**Listed entries**
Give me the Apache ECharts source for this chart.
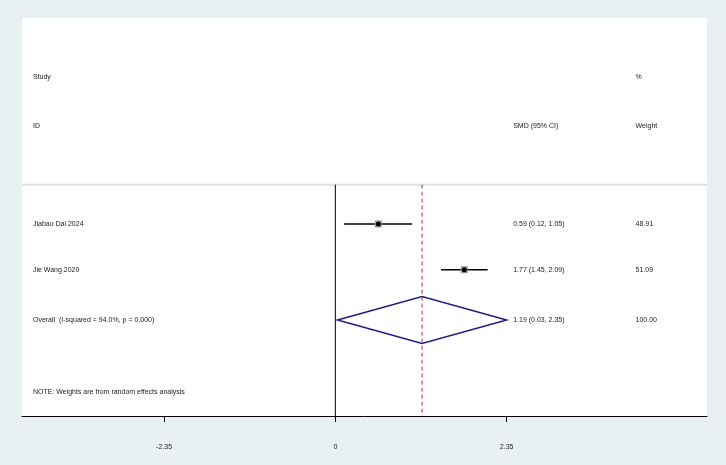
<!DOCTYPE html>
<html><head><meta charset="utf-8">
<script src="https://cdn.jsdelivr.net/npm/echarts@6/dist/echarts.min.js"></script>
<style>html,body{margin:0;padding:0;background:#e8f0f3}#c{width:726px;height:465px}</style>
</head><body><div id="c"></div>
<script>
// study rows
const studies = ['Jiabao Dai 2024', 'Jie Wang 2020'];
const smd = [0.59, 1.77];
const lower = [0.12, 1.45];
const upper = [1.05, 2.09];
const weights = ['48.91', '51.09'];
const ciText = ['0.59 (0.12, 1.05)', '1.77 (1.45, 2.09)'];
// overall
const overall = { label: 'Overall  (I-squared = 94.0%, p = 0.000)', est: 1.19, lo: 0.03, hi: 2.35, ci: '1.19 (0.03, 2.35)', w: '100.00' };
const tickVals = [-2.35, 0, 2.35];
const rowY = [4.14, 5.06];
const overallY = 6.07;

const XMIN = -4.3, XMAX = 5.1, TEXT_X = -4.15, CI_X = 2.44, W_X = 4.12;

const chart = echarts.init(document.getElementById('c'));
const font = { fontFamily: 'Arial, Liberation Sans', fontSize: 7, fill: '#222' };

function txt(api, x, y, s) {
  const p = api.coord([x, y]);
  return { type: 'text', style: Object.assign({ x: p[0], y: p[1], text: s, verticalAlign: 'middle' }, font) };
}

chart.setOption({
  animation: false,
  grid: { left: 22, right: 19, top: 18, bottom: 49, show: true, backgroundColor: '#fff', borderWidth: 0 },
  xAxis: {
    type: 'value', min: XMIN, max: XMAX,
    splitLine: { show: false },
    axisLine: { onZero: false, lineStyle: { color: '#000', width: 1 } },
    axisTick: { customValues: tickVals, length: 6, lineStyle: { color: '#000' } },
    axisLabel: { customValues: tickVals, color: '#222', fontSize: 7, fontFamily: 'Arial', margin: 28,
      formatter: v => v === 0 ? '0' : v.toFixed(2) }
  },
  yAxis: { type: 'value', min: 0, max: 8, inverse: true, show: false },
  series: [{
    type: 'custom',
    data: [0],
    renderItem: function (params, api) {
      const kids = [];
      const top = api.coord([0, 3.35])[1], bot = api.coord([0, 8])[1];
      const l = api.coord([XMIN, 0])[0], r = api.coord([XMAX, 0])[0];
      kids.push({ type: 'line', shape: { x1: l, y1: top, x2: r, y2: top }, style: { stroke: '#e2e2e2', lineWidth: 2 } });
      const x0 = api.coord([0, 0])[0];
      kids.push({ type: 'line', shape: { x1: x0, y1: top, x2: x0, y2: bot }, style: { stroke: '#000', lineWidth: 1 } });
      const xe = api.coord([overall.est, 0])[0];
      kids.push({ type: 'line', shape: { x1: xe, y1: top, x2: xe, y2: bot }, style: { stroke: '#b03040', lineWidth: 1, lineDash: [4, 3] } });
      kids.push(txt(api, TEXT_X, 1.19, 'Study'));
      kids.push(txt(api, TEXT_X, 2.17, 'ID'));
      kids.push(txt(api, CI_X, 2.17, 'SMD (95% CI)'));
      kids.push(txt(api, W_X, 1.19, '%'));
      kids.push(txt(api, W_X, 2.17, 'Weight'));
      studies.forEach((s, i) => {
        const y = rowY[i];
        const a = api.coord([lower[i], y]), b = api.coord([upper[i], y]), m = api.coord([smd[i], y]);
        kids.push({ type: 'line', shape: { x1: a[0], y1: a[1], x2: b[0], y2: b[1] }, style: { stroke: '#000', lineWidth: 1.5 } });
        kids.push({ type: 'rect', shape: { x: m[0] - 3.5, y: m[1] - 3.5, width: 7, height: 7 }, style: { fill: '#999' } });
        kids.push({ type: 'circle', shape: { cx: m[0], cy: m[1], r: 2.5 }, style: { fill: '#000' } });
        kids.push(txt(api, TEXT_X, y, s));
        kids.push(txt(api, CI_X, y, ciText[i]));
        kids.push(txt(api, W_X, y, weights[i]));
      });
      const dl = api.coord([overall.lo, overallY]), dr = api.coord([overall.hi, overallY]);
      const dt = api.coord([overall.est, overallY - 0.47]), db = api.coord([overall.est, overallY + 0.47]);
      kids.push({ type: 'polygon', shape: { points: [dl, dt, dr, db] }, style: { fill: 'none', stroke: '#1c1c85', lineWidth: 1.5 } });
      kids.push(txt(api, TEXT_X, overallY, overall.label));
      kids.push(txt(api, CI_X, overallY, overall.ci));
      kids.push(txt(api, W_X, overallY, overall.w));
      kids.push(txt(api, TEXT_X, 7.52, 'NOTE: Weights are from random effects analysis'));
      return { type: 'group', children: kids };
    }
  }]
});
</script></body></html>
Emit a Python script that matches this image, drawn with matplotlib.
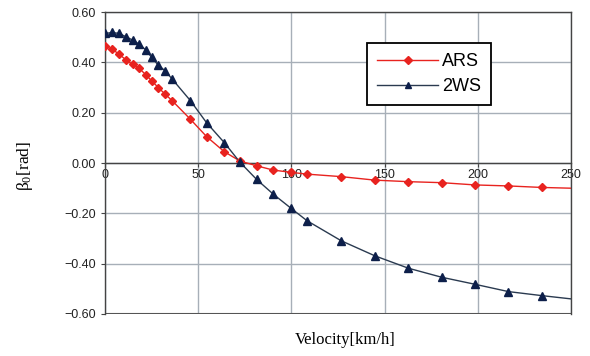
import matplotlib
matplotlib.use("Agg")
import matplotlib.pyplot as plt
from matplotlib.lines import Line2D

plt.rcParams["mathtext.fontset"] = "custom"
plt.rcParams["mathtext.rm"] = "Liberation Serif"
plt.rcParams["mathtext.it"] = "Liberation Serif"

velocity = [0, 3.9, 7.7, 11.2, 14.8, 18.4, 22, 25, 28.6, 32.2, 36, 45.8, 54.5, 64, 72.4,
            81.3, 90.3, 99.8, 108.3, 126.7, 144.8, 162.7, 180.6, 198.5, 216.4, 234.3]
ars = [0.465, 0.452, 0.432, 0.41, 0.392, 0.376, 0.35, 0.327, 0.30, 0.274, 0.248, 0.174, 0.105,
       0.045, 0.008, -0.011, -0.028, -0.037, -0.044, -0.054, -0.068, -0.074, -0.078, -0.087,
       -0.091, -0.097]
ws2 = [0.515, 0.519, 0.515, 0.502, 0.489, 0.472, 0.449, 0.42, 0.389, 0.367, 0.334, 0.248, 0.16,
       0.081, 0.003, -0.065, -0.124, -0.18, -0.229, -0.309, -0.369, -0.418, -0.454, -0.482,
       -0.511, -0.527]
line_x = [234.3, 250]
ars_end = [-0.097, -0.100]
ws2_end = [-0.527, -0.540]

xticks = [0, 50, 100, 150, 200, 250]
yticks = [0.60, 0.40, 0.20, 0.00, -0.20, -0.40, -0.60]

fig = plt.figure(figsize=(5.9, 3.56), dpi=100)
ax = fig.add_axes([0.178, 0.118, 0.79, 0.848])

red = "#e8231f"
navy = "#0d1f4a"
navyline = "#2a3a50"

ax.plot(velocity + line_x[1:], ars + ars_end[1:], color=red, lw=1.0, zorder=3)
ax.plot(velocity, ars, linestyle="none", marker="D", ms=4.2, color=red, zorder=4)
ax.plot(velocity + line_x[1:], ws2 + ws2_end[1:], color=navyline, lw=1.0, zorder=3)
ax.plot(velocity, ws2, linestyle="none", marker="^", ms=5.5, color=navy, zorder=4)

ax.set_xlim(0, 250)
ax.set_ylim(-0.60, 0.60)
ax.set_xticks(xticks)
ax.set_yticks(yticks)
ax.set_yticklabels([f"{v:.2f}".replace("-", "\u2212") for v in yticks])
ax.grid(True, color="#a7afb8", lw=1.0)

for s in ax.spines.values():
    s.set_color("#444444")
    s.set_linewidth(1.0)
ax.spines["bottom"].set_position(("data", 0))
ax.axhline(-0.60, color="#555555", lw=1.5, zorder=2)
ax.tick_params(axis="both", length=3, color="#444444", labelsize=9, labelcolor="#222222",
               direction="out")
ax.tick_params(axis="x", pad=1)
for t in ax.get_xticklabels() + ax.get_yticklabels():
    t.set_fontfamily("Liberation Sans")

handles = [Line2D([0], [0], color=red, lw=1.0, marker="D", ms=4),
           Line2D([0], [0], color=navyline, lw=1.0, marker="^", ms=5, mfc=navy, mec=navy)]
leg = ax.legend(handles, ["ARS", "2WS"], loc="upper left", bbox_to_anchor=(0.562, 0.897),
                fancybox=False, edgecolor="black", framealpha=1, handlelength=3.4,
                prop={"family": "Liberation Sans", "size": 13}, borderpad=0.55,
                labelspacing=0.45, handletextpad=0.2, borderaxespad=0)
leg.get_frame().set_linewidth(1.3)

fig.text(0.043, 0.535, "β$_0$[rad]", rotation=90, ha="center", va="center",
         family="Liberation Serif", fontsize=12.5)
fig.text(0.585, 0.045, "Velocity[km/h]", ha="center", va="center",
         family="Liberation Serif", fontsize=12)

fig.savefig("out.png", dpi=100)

**Exercise directions**
Begin at the top of the material above and output each line exactly, stopping after the line that holds "fontFamily: 'Arial, Liberation". Leave out pictures.

**The answer**
Give me the Apache ECharts source for this chart.
<!DOCTYPE html>
<html><head><meta charset="utf-8">
<script src="https://cdn.jsdelivr.net/npm/echarts@6/dist/echarts.min.js"></script>
<style>html,body{margin:0;padding:0;background:#e8f0f3}#c{width:726px;height:465px}</style>
</head><body><div id="c"></div>
<script>
// study rows
const studies = ['Jiabao Dai 2024', 'Jie Wang 2020'];
const smd = [0.59, 1.77];
const lower = [0.12, 1.45];
const upper = [1.05, 2.09];
const weights = ['48.91', '51.09'];
const ciText = ['0.59 (0.12, 1.05)', '1.77 (1.45, 2.09)'];
// overall
const overall = { label: 'Overall  (I-squared = 94.0%, p = 0.000)', est: 1.19, lo: 0.03, hi: 2.35, ci: '1.19 (0.03, 2.35)', w: '100.00' };
const tickVals = [-2.35, 0, 2.35];
const rowY = [4.14, 5.06];
const overallY = 6.07;

const XMIN = -4.3, XMAX = 5.1, TEXT_X = -4.15, CI_X = 2.44, W_X = 4.12;

const chart = echarts.init(document.getElementById('c'));
const font = { fontFamily: 'Arial, Liberation Sans', fontSize: 7, fill: '#222' };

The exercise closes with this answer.